> JOB:
All of the data should be output character for character, except the pictures.

> MATERIAL PROVIDED:
—————

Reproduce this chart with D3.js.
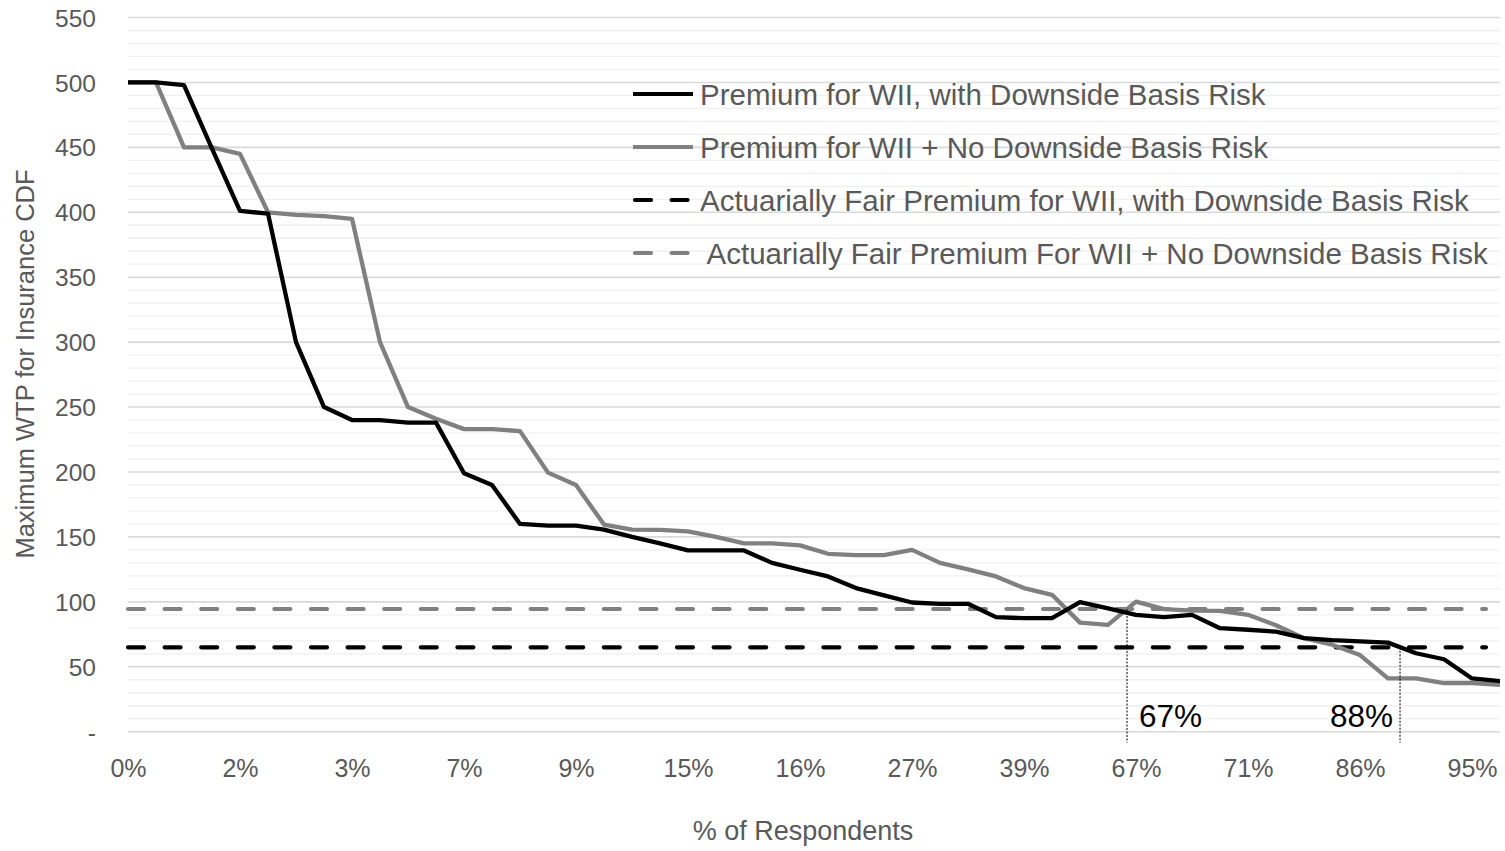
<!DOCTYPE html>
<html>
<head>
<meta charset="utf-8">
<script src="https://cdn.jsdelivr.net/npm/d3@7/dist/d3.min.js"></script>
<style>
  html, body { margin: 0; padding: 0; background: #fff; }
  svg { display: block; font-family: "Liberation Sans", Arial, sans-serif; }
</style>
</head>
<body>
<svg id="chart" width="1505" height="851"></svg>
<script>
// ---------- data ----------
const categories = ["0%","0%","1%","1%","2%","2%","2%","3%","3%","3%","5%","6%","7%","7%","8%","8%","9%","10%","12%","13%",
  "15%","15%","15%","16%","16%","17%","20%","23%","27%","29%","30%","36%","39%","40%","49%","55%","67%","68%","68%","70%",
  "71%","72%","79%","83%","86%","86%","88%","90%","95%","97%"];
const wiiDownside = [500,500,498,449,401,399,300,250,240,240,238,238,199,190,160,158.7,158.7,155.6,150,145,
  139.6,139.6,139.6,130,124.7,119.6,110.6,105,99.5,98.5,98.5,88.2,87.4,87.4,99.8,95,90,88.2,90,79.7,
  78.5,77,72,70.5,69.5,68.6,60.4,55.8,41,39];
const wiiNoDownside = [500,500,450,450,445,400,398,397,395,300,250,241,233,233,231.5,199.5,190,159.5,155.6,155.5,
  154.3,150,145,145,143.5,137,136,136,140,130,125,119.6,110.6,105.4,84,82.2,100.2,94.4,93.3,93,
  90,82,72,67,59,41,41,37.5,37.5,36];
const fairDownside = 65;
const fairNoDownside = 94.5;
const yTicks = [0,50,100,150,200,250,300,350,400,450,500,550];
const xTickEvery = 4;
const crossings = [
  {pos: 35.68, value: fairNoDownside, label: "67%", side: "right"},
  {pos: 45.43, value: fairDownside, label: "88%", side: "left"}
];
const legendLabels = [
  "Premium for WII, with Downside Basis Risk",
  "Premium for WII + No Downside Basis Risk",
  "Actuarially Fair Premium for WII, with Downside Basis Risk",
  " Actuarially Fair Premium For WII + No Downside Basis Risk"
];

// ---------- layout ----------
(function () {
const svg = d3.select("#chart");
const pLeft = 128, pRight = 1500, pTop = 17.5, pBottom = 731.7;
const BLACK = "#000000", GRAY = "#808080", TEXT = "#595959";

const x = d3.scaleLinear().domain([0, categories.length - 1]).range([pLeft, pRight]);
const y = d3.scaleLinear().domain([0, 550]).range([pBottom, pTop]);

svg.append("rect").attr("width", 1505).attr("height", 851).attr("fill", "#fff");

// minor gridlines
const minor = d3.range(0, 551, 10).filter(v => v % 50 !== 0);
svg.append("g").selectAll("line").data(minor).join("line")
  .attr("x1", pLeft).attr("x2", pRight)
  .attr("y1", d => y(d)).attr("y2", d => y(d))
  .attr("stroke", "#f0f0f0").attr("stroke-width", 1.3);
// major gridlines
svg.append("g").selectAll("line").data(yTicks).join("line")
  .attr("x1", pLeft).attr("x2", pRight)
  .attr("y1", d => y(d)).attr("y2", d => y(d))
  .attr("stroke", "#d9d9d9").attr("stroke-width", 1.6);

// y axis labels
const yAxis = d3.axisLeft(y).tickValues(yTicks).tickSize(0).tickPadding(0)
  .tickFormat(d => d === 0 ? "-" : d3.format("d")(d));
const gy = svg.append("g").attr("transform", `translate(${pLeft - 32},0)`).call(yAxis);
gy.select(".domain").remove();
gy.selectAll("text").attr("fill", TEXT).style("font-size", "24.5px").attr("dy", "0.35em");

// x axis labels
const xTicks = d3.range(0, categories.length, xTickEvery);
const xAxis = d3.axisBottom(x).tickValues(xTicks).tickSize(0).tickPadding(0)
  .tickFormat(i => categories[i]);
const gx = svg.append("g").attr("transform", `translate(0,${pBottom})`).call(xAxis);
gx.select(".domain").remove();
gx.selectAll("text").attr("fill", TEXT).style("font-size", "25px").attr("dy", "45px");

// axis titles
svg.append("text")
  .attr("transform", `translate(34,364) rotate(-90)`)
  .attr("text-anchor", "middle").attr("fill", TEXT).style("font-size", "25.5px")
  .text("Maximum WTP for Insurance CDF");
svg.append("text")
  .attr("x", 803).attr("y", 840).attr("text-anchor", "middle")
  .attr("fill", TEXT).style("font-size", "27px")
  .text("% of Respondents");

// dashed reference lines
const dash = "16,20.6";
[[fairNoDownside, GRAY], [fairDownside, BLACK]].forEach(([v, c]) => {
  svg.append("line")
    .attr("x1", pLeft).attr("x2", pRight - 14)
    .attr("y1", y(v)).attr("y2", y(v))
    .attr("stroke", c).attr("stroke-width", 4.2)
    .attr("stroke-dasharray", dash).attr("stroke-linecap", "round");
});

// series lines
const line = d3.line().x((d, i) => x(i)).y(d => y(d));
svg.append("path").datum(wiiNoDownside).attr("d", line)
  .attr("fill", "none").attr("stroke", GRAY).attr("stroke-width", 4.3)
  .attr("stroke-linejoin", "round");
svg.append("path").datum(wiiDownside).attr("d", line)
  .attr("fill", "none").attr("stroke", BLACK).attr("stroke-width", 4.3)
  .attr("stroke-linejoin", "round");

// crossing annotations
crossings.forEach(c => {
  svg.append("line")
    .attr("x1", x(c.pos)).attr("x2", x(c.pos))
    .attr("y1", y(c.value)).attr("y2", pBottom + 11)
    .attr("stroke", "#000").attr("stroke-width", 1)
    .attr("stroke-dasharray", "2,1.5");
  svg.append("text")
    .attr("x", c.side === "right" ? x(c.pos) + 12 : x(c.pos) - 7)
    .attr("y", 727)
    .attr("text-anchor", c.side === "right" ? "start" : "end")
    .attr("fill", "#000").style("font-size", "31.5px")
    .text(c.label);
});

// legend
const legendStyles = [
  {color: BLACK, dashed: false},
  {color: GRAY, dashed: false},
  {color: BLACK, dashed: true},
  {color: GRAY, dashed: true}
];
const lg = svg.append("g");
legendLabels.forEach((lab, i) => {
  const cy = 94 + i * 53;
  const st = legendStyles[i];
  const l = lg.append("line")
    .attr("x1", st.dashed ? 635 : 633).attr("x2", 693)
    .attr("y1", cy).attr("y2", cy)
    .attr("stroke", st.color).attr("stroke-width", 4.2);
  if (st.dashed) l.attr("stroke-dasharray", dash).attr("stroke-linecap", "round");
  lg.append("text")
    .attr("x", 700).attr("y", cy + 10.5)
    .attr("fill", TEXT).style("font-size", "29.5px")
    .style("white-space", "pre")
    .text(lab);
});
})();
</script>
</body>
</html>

—————

> ANSWER TO THIS PROBLEM:
Reproduce this chart with D3.js.
<!DOCTYPE html>
<html>
<head>
<meta charset="utf-8">
<script src="https://cdn.jsdelivr.net/npm/d3@7/dist/d3.min.js"></script>
<style>
  html, body { margin: 0; padding: 0; background: #fff; }
  svg { display: block; font-family: "Liberation Sans", Arial, sans-serif; }
</style>
</head>
<body>
<svg id="chart" width="1505" height="851"></svg>
<script>
// ---------- data ----------
const categories = ["0%","0%","1%","1%","2%","2%","2%","3%","3%","3%","5%","6%","7%","7%","8%","8%","9%","10%","12%","13%",
  "15%","15%","15%","16%","16%","17%","20%","23%","27%","29%","30%","36%","39%","40%","49%","55%","67%","68%","68%","70%",
  "71%","72%","79%","83%","86%","86%","88%","90%","95%","97%"];
const wiiDownside = [500,500,498,449,401,399,300,250,240,240,238,238,199,190,160,158.7,158.7,155.6,150,145,
  139.6,139.6,139.6,130,124.7,119.6,110.6,105,99.5,98.5,98.5,88.2,87.4,87.4,99.8,95,90,88.2,90,79.7,
  78.5,77,72,70.5,69.5,68.6,60.4,55.8,41,39];
const wiiNoDownside = [500,500,450,450,445,400,398,397,395,300,250,241,233,233,231.5,199.5,190,159.5,155.6,155.5,
  154.3,150,145,145,143.5,137,136,136,140,130,125,119.6,110.6,105.4,84,82.2,100.2,94.4,93.3,93,
  90,82,72,67,59,41,41,37.5,37.5,36];
const fairDownside = 65;
const fairNoDownside = 94.5;
const yTicks = [0,50,100,150,200,250,300,350,400,450,500,550];
const xTickEvery = 4;
const crossings = [
  {pos: 35.68, value: fairNoDownside, label: "67%", side: "right"},
  {pos: 45.43, value: fairDownside, label: "88%", side: "left"}
];
const legendLabels = [
  "Premium for WII, with Downside Basis Risk",
  "Premium for WII + No Downside Basis Risk",
  "Actuarially Fair Premium for WII, with Downside Basis Risk",
  " Actuarially Fair Premium For WII + No Downside Basis Risk"
];

// ---------- layout ----------
(function () {
const svg = d3.select("#chart");
const pLeft = 128, pRight = 1500, pTop = 17.5, pBottom = 731.7;
const BLACK = "#000000", GRAY = "#808080", TEXT = "#595959";

const x = d3.scaleLinear().domain([0, categories.length - 1]).range([pLeft, pRight]);
const y = d3.scaleLinear().domain([0, 550]).range([pBottom, pTop]);

svg.append("rect").attr("width", 1505).attr("height", 851).attr("fill", "#fff");

// minor gridlines
const minor = d3.range(0, 551, 10).filter(v => v % 50 !== 0);
svg.append("g").selectAll("line").data(minor).join("line")
  .attr("x1", pLeft).attr("x2", pRight)
  .attr("y1", d => y(d)).attr("y2", d => y(d))
  .attr("stroke", "#f0f0f0").attr("stroke-width", 1.3);
// major gridlines
svg.append("g").selectAll("line").data(yTicks).join("line")
  .attr("x1", pLeft).attr("x2", pRight)
  .attr("y1", d => y(d)).attr("y2", d => y(d))
  .attr("stroke", "#d9d9d9").attr("stroke-width", 1.6);

// y axis labels
const yAxis = d3.axisLeft(y).tickValues(yTicks).tickSize(0).tickPadding(0)
  .tickFormat(d => d === 0 ? "-" : d3.format("d")(d));
const gy = svg.append("g").attr("transform", `translate(${pLeft - 32},0)`).call(yAxis);
gy.select(".domain").remove();
gy.selectAll("text").attr("fill", TEXT).style("font-size", "24.5px").attr("dy", "0.35em");

// x axis labels
const xTicks = d3.range(0, categories.length, xTickEvery);
const xAxis = d3.axisBottom(x).tickValues(xTicks).tickSize(0).tickPadding(0)
  .tickFormat(i => categories[i]);
const gx = svg.append("g").attr("transform", `translate(0,${pBottom})`).call(xAxis);
gx.select(".domain").remove();
gx.selectAll("text").attr("fill", TEXT).style("font-size", "25px").attr("dy", "45px");

// axis titles
svg.append("text")
  .attr("transform", `translate(34,364) rotate(-90)`)
  .attr("text-anchor", "middle").attr("fill", TEXT).style("font-size", "25.5px")
  .text("Maximum WTP for Insurance CDF");
svg.append("text")
  .attr("x", 803).attr("y", 840).attr("text-anchor", "middle")
  .attr("fill", TEXT).style("font-size", "27px")
  .text("% of Respondents");

// dashed reference lines
const dash = "16,20.6";
[[fairNoDownside, GRAY], [fairDownside, BLACK]].forEach(([v, c]) => {
  svg.append("line")
    .attr("x1", pLeft).attr("x2", pRight - 14)
    .attr("y1", y(v)).attr("y2", y(v))
    .attr("stroke", c).attr("stroke-width", 4.2)
    .attr("stroke-dasharray", dash).attr("stroke-linecap", "round");
});

// series lines
const line = d3.line().x((d, i) => x(i)).y(d => y(d));
svg.append("path").datum(wiiNoDownside).attr("d", line)
  .attr("fill", "none").attr("stroke", GRAY).attr("stroke-width", 4.3)
  .attr("stroke-linejoin", "round");
svg.append("path").datum(wiiDownside).attr("d", line)
  .attr("fill", "none").attr("stroke", BLACK).attr("stroke-width", 4.3)
  .attr("stroke-linejoin", "round");

// crossing annotations
crossings.forEach(c => {
  svg.append("line")
    .attr("x1", x(c.pos)).attr("x2", x(c.pos))
    .attr("y1", y(c.value)).attr("y2", pBottom + 11)
    .attr("stroke", "#000").attr("stroke-width", 1)
    .attr("stroke-dasharray", "2,1.5");
  svg.append("text")
    .attr("x", c.side === "right" ? x(c.pos) + 12 : x(c.pos) - 7)
    .attr("y", 727)
    .attr("text-anchor", c.side === "right" ? "start" : "end")
    .attr("fill", "#000").style("font-size", "31.5px")
    .text(c.label);
});

// legend
const legendStyles = [
  {color: BLACK, dashed: false},
  {color: GRAY, dashed: false},
  {color: BLACK, dashed: true},
  {color: GRAY, dashed: true}
];
const lg = svg.append("g");
legendLabels.forEach((lab, i) => {
  const cy = 94 + i * 53;
  const st = legendStyles[i];
  const l = lg.append("line")
    .attr("x1", st.dashed ? 635 : 633).attr("x2", 693)
    .attr("y1", cy).attr("y2", cy)
    .attr("stroke", st.color).attr("stroke-width", 4.2);
  if (st.dashed) l.attr("stroke-dasharray", dash).attr("stroke-linecap", "round");
  lg.append("text")
    .attr("x", 700).attr("y", cy + 10.5)
    .attr("fill", TEXT).style("font-size", "29.5px")
    .style("white-space", "pre")
    .text(lab);
});
})();
</script>
</body>
</html>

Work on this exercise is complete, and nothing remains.